The official Brandvertisor blog

Download Top 1 Million Websites: Alexa, Majestic, SimilarWeb, DomCop 10 million, BuiltWith

Download Alexa, DomCop, Majestic, SimilarWeb Top 1 / 10 Million Websites

Knowing your competition and target audience can help navigate your business to success. As a marketer, advertising expert, or Search Engine Optimization (SEO) strategist, there are a variety of data sets you analyze daily for your company. One data set you shouldn’t overlook is the top 1 million websites list. It lets you find out which websites are getting the most traction. It also gives you an inside look at your companies competition.

There are various services and websites you can use to locate a list of high-traffic sites. However, the results per data set can vary dramatically, so it benefits you to have accurate sources.

Why do data results vary?

Data results based on the top 1 million websites for download list vary because companies collect data differently. For instance, while some companies use scraping bots, others use cookie data, and still, more use Internet Service Provider Data. Companies also collect the data at different time intervals and compile it based on various ranking systems:

  • SEO Rankings – Majestic
  • User Chrome Extention Usage – Alexa
  • DNS Searches
  • Domain Authority/Trust Factors like Quality Backlink Acquisition, Content Quality etc.
  • Internet Service Providers Data – Cisco Umbrella
  • Open Source Page Rank – DomCop

Be sure to look at how much the data set covers and the specific ranking system when you find one you like. Some data sets strive to cover the internet as a whole with billions of data points measured, while others niche into specific:

The 12 Most Reliable Data Sets to Download Top 1 Million Sites

There are 12 data resources across the web that outshine the rest. The best part is that these data sets can cover virtually anything you might be looking for regarding top website information.

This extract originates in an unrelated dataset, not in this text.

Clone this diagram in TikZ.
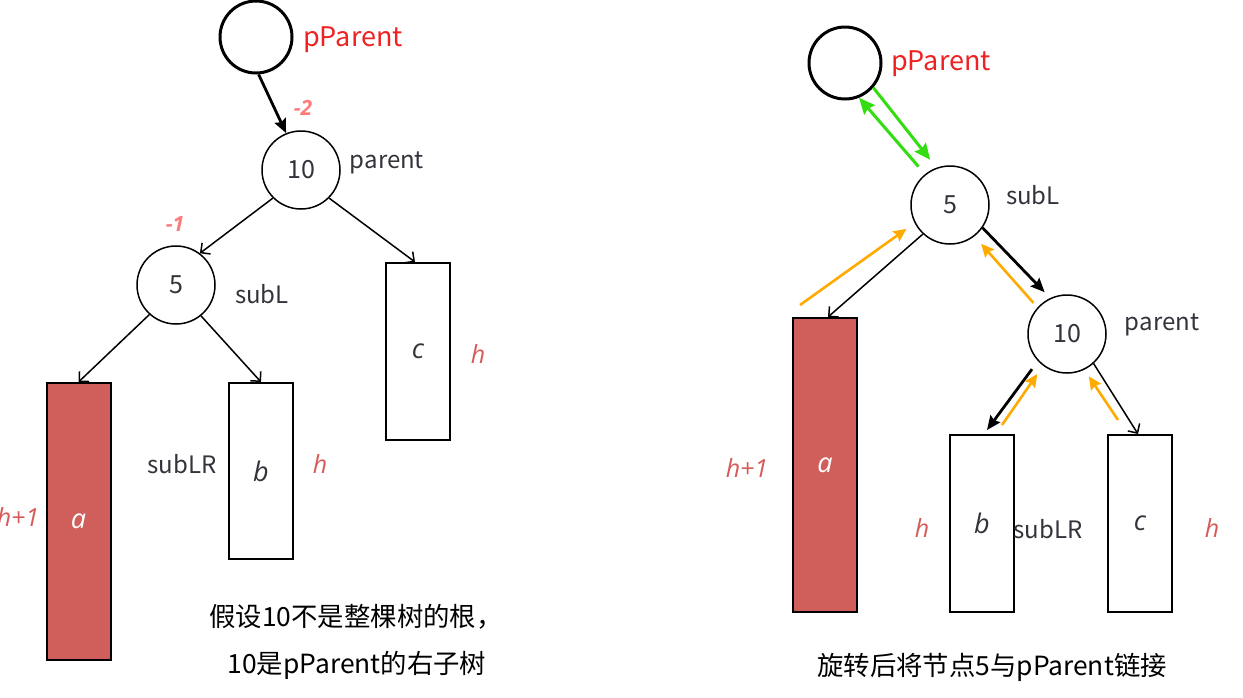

1. Alexa Top 1 Million Websites

Amazon’s, Alexa top 1 million websites traffic analyzer is a paid tool that allows you to access a list of the top sites across the web. It is one of the most accurate and accessible tools, but it is shutting down in May 2022. While you can download your top 1 million websites list as a CVS file, you can also access lots of other intriguing data about your competition:

  • Keywords
  • Specific site searches
  • Similar Sites based on where audiences overlap
  • Social Engagement with a Site
  • Audience Geographic
  • Site Backlinking Statistics

Alexa has been around since 1996 and offers reliability for marketers looking to analyze web-based data. Alexa.com rankings will be retired on May 1st 2022.

Alexa Top 1 Million Websites CSV Columns: Rank | Domain
Example: 1 | google.com
Download Links: https://www.alexa.com/topsites
Download CSV: https://s3.amazonaws.com/alexa-static/top-1m.csv.zip

2. DomCop Top 10 Million Websites

DomCop uses crawlers from its server to scrape the web and bring you a list of high-ranking sites with expired domains. At first glance, this might not seem helpful, but websites with expired domains go up on the market, and you can purchase them. Purchasing a site is a profitable business venture if it has high-ranking backlinks. The timeframe is tracked to the minute, so you can plan for when these sites fall back into the domain.

DomCop also compiled a list of the top 10 million sites by using:

The project is open-source and available on the DomCop and as a free download. The site is very user-friendly, though it does not attempt to analyze the data for you.

DomCop Top 10 Millions Websites CSV Columns: Rank | Domain | Open Page Rank
Example: 1 | facebook.com | 10.00
Download Links: https://www.domcop.com/top-10-million-websites
Download CSV: https://www.domcop.com/files/top/top10milliondomains.csv.zip

3. Majestic Million

Majestic publishes its majestic top 1 million sites list every day, so you know your data is relevant. Having up-to-date information is essential when looking at specific or seasonal market trends. The majestic top 1 million sites are compiled similarly to popular SEO rankings by prioritizing backlinks. Majestic Million offers you a free web browser plugin that lets you see data on individual sites:

  • Number of links to the page and domain
  • Number of domains that link to the site
  • How widespread the backlinks are
  • Trust flow score
  • Timeline of link acquisition for the site

If you subscribe to the service, you get more analytic features for each site.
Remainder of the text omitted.